1w: What steps do you take to stay conscious of the need to sustain a balance of work, family and play? what is your daily routine?
MNB: I don’t really “play” and I don’t waste time. I don’t tend to do “social” without a cause. My children are my priority especially now because they are young. I am trying to be a mindful parent and create a very peaceful and happy household so that requires me to shut off distractions when I’m with my children.
I have become very selective as to how to spend my time. I am always trying to kill many birds with one stone, like setting up meetings back to back at night when my children are asleep.
1w: Which prejudices, if any, influence your attitudes and behaviour?
MNB: I tend to gravitate towards women in the workplace and in the sphere of activism. I also tend to like things to get done quickly and if they don’t I look elsewhere or do them myself.
1w: If given the opportunity, what advice would you offer to today’s entrepreneurs as they step into reality?
MNB: Be bold and please present something new, not recycled!
1w: What has been your best idea to date?
Marrying my husband (but I get good ideas all the time honestly!)
1w: In ‘your’ ideal world, how should people communicate?
MNB: Honestly but mindfully and face to face. (Failing that, I must admit I am a fan of whatsapp especially the voice message option!)
1w: What accomplishment are you most proud of?
MNB: Nothing yet – but it could be raising my children, it’s early to tell!
1w: What did you learn from your biggest failure and what was it?
MNB: I think I handled one of my first business partnerships wrong. I still haven’t figured it out. I think I didn’t understand the calibre and motivations of the partner I chose.
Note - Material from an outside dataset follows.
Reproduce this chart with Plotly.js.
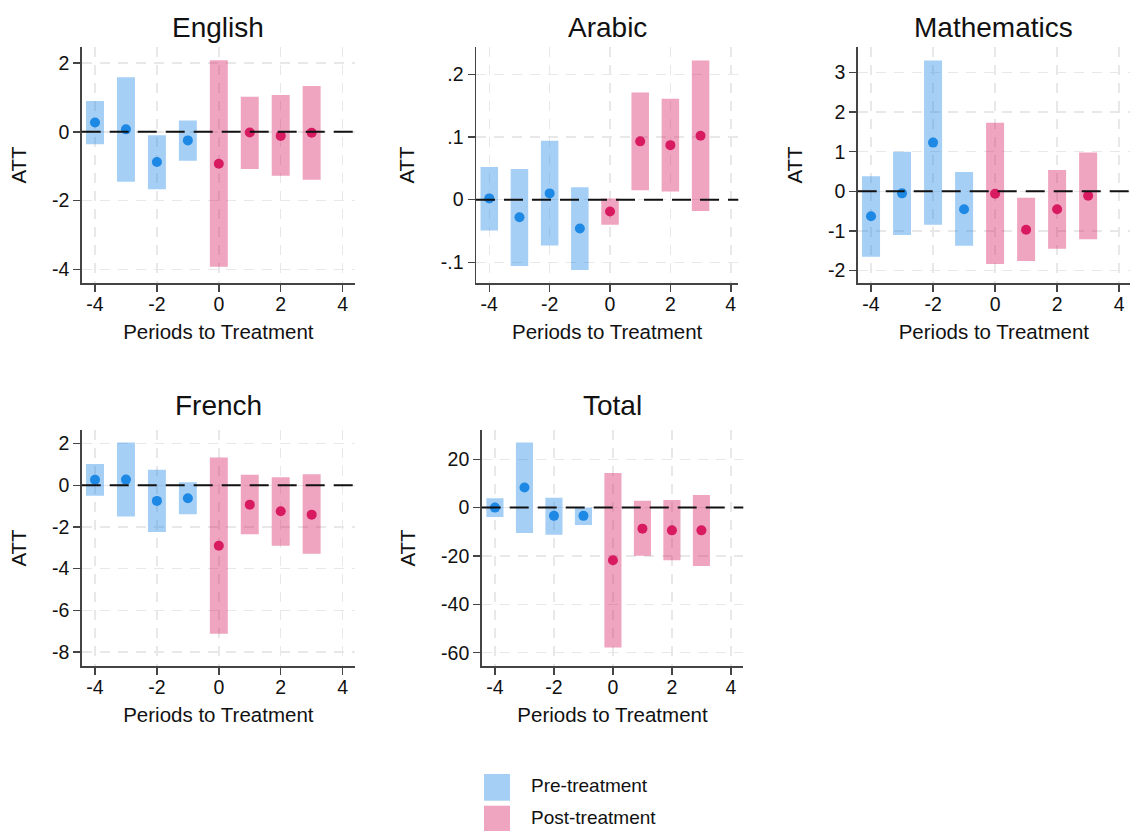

But sometimes I also think that maybe I gave too much and other times I think I gave too little.
1w: Who is the real Mary when no one’s watching?
MNB: A pensive planner who is happy and grateful.
1w: What do you think about when you’re alone in your car?
MNB: The quickest way to get from A to B with the least traffic lights. And if I do happen to meet that dreaded red traffic light, I see how many emails, texts and phone calls I can make in those few minutes while waiting.
1w: If I came to your house for dinner, what would you prepare?
MNB: I tend to go overboard when I entertain – I like to have a wide selection of Arabic and international starters and mains – and it has to look beautiful. Often guests take pictures of my table for their Instagram account! I like to think it is always a memorable experience.
1w: What are you most afraid of?
MNB: Something harmful happening to my children, explosions and sharks.
1w: From the Many hats that you have is there an extra skill you would like to learn? and why?
MNB: Languages! I wish I had the time and talent to pick up languages!
1w: My Life Mantra is……
MNB : To be grateful and joyous.
1w: A Woman can have it all….Myth or Reality?
MNB: I’m not sure what “it” is! “It” should be happiness – and yes of course we can.